◆ Material:
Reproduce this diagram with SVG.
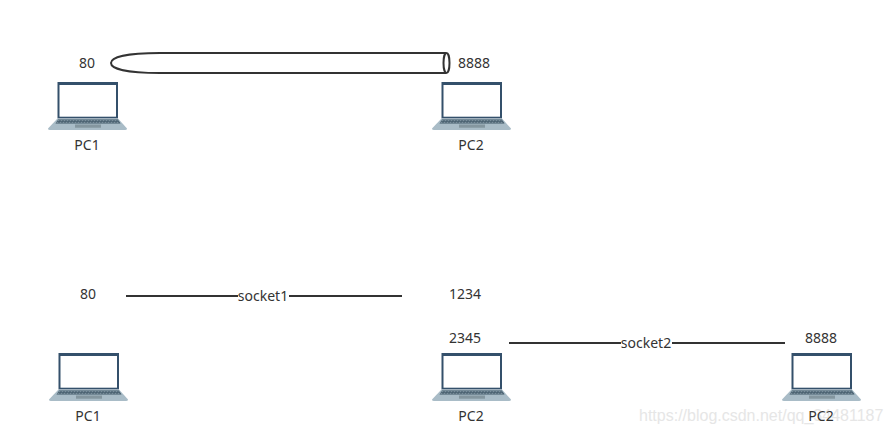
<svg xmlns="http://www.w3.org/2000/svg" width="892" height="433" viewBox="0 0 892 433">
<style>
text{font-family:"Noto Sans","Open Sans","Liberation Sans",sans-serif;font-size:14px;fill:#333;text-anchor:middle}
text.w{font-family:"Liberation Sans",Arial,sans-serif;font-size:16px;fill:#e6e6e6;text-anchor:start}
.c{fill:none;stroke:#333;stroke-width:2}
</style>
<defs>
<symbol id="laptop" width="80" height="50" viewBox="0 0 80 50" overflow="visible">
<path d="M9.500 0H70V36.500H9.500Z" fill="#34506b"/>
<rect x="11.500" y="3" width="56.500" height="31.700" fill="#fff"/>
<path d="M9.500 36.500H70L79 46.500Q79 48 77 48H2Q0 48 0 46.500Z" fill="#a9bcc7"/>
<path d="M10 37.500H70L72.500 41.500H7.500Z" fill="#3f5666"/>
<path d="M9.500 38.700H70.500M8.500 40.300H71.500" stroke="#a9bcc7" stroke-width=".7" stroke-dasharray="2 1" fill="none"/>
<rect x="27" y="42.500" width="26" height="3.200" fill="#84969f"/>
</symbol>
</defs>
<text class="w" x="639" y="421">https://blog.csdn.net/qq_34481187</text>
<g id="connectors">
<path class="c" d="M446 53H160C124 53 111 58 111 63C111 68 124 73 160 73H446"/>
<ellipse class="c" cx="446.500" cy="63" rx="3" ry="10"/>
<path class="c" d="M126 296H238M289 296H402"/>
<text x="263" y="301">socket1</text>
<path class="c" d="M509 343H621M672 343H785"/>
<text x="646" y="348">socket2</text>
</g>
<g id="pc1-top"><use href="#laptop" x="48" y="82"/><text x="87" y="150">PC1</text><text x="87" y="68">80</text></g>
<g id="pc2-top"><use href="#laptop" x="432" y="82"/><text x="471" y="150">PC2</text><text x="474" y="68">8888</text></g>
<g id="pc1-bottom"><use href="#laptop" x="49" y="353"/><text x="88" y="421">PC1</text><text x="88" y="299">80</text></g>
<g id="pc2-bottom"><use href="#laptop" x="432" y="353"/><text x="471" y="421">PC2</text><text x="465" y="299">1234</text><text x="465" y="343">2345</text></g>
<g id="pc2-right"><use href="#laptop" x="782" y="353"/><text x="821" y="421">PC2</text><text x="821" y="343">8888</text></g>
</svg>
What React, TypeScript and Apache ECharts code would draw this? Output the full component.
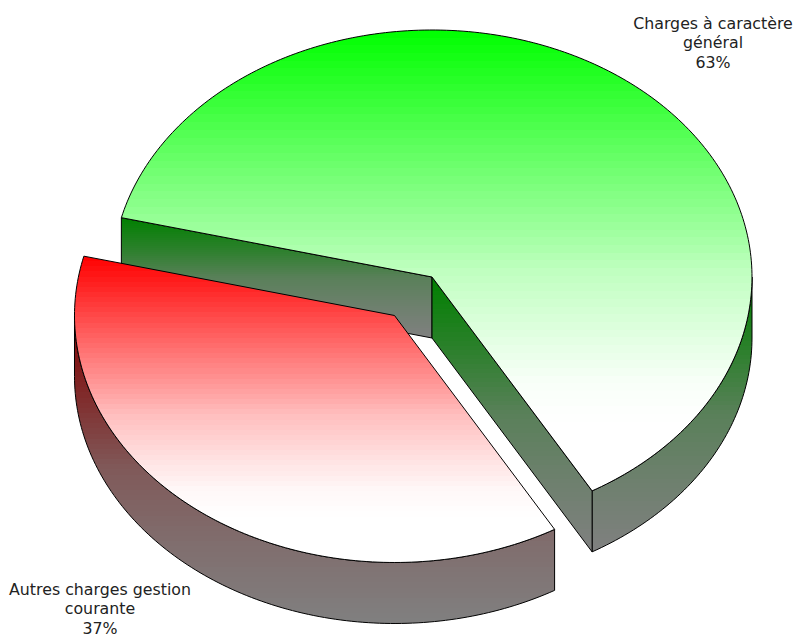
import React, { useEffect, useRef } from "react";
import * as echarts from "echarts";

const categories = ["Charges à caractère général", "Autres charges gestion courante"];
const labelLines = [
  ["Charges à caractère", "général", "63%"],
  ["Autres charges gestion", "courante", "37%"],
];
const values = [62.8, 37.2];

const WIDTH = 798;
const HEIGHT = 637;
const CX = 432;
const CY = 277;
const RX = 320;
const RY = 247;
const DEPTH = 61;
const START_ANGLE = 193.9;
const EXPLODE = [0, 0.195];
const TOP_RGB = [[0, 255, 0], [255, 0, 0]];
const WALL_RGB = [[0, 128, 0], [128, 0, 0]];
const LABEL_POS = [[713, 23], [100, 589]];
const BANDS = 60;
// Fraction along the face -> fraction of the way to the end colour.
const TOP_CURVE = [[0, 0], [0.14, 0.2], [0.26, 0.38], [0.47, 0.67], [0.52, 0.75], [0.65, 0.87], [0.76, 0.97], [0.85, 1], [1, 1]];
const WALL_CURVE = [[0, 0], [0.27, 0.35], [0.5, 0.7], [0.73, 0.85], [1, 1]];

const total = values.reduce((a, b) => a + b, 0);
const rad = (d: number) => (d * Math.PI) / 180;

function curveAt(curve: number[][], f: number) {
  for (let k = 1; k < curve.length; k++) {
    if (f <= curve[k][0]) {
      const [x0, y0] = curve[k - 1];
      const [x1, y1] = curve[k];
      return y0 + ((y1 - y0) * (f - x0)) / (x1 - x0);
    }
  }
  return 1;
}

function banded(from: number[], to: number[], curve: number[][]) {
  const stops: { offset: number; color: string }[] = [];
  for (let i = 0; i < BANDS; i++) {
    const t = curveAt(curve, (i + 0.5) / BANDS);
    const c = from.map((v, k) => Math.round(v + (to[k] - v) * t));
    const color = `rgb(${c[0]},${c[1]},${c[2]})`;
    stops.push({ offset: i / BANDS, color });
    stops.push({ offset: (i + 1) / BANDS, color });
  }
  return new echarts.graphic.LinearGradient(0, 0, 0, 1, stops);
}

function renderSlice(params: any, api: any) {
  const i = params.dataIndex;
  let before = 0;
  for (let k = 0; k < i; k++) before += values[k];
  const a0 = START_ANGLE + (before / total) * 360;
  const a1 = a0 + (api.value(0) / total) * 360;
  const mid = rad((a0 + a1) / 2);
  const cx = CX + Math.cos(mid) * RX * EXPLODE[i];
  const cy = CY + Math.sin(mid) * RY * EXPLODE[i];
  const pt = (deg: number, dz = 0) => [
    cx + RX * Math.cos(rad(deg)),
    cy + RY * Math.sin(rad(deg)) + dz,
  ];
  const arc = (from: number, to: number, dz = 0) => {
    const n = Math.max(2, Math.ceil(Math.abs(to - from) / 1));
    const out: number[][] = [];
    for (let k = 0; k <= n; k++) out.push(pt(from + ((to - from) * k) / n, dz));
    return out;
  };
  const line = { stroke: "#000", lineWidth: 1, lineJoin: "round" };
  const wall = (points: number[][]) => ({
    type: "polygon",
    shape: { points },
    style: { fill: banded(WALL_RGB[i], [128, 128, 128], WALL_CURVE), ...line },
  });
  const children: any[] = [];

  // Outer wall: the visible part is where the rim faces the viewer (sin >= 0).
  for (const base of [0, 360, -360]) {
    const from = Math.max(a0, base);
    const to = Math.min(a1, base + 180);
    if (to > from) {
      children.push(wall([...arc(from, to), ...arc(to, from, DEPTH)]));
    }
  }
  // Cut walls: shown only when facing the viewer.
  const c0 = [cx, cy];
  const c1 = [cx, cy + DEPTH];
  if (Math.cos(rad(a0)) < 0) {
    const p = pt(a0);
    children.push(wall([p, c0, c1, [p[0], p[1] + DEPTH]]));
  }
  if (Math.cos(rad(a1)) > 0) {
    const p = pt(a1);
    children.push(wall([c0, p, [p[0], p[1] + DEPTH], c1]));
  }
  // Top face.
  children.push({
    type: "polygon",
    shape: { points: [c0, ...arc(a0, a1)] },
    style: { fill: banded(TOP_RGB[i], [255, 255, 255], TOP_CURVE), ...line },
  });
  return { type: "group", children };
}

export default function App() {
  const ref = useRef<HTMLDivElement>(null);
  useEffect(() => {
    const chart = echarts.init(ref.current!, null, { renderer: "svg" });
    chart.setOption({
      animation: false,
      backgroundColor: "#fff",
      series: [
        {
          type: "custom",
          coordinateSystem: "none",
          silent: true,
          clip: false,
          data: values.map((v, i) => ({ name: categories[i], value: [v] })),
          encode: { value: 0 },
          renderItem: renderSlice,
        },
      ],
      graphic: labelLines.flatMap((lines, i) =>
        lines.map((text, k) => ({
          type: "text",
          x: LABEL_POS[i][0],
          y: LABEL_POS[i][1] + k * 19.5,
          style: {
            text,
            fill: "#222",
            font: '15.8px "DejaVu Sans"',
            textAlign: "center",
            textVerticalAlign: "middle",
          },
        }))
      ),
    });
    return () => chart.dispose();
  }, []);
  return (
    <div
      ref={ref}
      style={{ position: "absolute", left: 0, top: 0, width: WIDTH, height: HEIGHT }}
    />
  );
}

◆ Exercise task: Skipping the pictures, transcribe each line above exactly as it appears.

◆ Output of the task:
Reproduce this diagram with SVG.
<svg xmlns="http://www.w3.org/2000/svg" width="892" height="433" viewBox="0 0 892 433">
<style>
text{font-family:"Noto Sans","Open Sans","Liberation Sans",sans-serif;font-size:14px;fill:#333;text-anchor:middle}
text.w{font-family:"Liberation Sans",Arial,sans-serif;font-size:16px;fill:#e6e6e6;text-anchor:start}
.c{fill:none;stroke:#333;stroke-width:2}
</style>
<defs>
<symbol id="laptop" width="80" height="50" viewBox="0 0 80 50" overflow="visible">
<path d="M9.500 0H70V36.500H9.500Z" fill="#34506b"/>
<rect x="11.500" y="3" width="56.500" height="31.700" fill="#fff"/>
<path d="M9.500 36.500H70L79 46.500Q79 48 77 48H2Q0 48 0 46.500Z" fill="#a9bcc7"/>
<path d="M10 37.500H70L72.500 41.500H7.500Z" fill="#3f5666"/>
<path d="M9.500 38.700H70.500M8.500 40.300H71.500" stroke="#a9bcc7" stroke-width=".7" stroke-dasharray="2 1" fill="none"/>
<rect x="27" y="42.500" width="26" height="3.200" fill="#84969f"/>
</symbol>
</defs>
<text class="w" x="639" y="421">https://blog.csdn.net/qq_34481187</text>
<g id="connectors">
<path class="c" d="M446 53H160C124 53 111 58 111 63C111 68 124 73 160 73H446"/>
<ellipse class="c" cx="446.500" cy="63" rx="3" ry="10"/>
<path class="c" d="M126 296H238M289 296H402"/>
<text x="263" y="301">socket1</text>
<path class="c" d="M509 343H621M672 343H785"/>
<text x="646" y="348">socket2</text>
</g>
<g id="pc1-top"><use href="#laptop" x="48" y="82"/><text x="87" y="150">PC1</text><text x="87" y="68">80</text></g>
<g id="pc2-top"><use href="#laptop" x="432" y="82"/><text x="471" y="150">PC2</text><text x="474" y="68">8888</text></g>
<g id="pc1-bottom"><use href="#laptop" x="49" y="353"/><text x="88" y="421">PC1</text><text x="88" y="299">80</text></g>
<g id="pc2-bottom"><use href="#laptop" x="432" y="353"/><text x="471" y="421">PC2</text><text x="465" y="299">1234</text><text x="465" y="343">2345</text></g>
<g id="pc2-right"><use href="#laptop" x="782" y="353"/><text x="821" y="421">PC2</text><text x="821" y="343">8888</text></g>
</svg>
What React, TypeScript and Apache ECharts code would draw this? Output the full component.
import React, { useEffect, useRef } from "react";
import * as echarts from "echarts";

const categories = ["Charges à caractère général", "Autres charges gestion courante"];
const labelLines = [
  ["Charges à caractère", "général", "63%"],
  ["Autres charges gestion", "courante", "37%"],
];
const values = [62.8, 37.2];

const WIDTH = 798;
const HEIGHT = 637;
const CX = 432;
const CY = 277;
const RX = 320;
const RY = 247;
const DEPTH = 61;
const START_ANGLE = 193.9;
const EXPLODE = [0, 0.195];
const TOP_RGB = [[0, 255, 0], [255, 0, 0]];
const WALL_RGB = [[0, 128, 0], [128, 0, 0]];
const LABEL_POS = [[713, 23], [100, 589]];
const BANDS = 60;
// Fraction along the face -> fraction of the way to the end colour.
const TOP_CURVE = [[0, 0], [0.14, 0.2], [0.26, 0.38], [0.47, 0.67], [0.52, 0.75], [0.65, 0.87], [0.76, 0.97], [0.85, 1], [1, 1]];
const WALL_CURVE = [[0, 0], [0.27, 0.35], [0.5, 0.7], [0.73, 0.85], [1, 1]];

const total = values.reduce((a, b) => a + b, 0);
const rad = (d: number) => (d * Math.PI) / 180;

function curveAt(curve: number[][], f: number) {
  for (let k = 1; k < curve.length; k++) {
    if (f <= curve[k][0]) {
      const [x0, y0] = curve[k - 1];
      const [x1, y1] = curve[k];
      return y0 + ((y1 - y0) * (f - x0)) / (x1 - x0);
    }
  }
  return 1;
}

function banded(from: number[], to: number[], curve: number[][]) {
  const stops: { offset: number; color: string }[] = [];
  for (let i = 0; i < BANDS; i++) {
    const t = curveAt(curve, (i + 0.5) / BANDS);
    const c = from.map((v, k) => Math.round(v + (to[k] - v) * t));
    const color = `rgb(${c[0]},${c[1]},${c[2]})`;
    stops.push({ offset: i / BANDS, color });
    stops.push({ offset: (i + 1) / BANDS, color });
  }
  return new echarts.graphic.LinearGradient(0, 0, 0, 1, stops);
}

function renderSlice(params: any, api: any) {
  const i = params.dataIndex;
  let before = 0;
  for (let k = 0; k < i; k++) before += values[k];
  const a0 = START_ANGLE + (before / total) * 360;
  const a1 = a0 + (api.value(0) / total) * 360;
  const mid = rad((a0 + a1) / 2);
  const cx = CX + Math.cos(mid) * RX * EXPLODE[i];
  const cy = CY + Math.sin(mid) * RY * EXPLODE[i];
  const pt = (deg: number, dz = 0) => [
    cx + RX * Math.cos(rad(deg)),
    cy + RY * Math.sin(rad(deg)) + dz,
  ];
  const arc = (from: number, to: number, dz = 0) => {
    const n = Math.max(2, Math.ceil(Math.abs(to - from) / 1));
    const out: number[][] = [];
    for (let k = 0; k <= n; k++) out.push(pt(from + ((to - from) * k) / n, dz));
    return out;
  };
  const line = { stroke: "#000", lineWidth: 1, lineJoin: "round" };
  const wall = (points: number[][]) => ({
    type: "polygon",
    shape: { points },
    style: { fill: banded(WALL_RGB[i], [128, 128, 128], WALL_CURVE), ...line },
  });
  const children: any[] = [];

  // Outer wall: the visible part is where the rim faces the viewer (sin >= 0).
  for (const base of [0, 360, -360]) {
    const from = Math.max(a0, base);
    const to = Math.min(a1, base + 180);
    if (to > from) {
      children.push(wall([...arc(from, to), ...arc(to, from, DEPTH)]));
    }
  }
  // Cut walls: shown only when facing the viewer.
  const c0 = [cx, cy];
  const c1 = [cx, cy + DEPTH];
  if (Math.cos(rad(a0)) < 0) {
    const p = pt(a0);
    children.push(wall([p, c0, c1, [p[0], p[1] + DEPTH]]));
  }
  if (Math.cos(rad(a1)) > 0) {
    const p = pt(a1);
    children.push(wall([c0, p, [p[0], p[1] + DEPTH], c1]));
  }
  // Top face.
  children.push({
    type: "polygon",
    shape: { points: [c0, ...arc(a0, a1)] },
    style: { fill: banded(TOP_RGB[i], [255, 255, 255], TOP_CURVE), ...line },
  });
  return { type: "group", children };
}

export default function App() {
  const ref = useRef<HTMLDivElement>(null);
  useEffect(() => {
    const chart = echarts.init(ref.current!, null, { renderer: "svg" });
    chart.setOption({
      animation: false,
      backgroundColor: "#fff",
      series: [
        {
          type: "custom",
          coordinateSystem: "none",
          silent: true,
          clip: false,
          data: values.map((v, i) => ({ name: categories[i], value: [v] })),
          encode: { value: 0 },
          renderItem: renderSlice,
        },
      ],
      graphic: labelLines.flatMap((lines, i) =>
        lines.map((text, k) => ({
          type: "text",
          x: LABEL_POS[i][0],
          y: LABEL_POS[i][1] + k * 19.5,
          style: {
            text,
            fill: "#222",
            font: '15.8px "DejaVu Sans"',
            textAlign: "center",
            textVerticalAlign: "middle",
          },
        }))
      ),
    });
    return () => chart.dispose();
  }, []);
  return (
    <div
      ref={ref}
      style={{ position: "absolute", left: 0, top: 0, width: WIDTH, height: HEIGHT }}
    />
  );
}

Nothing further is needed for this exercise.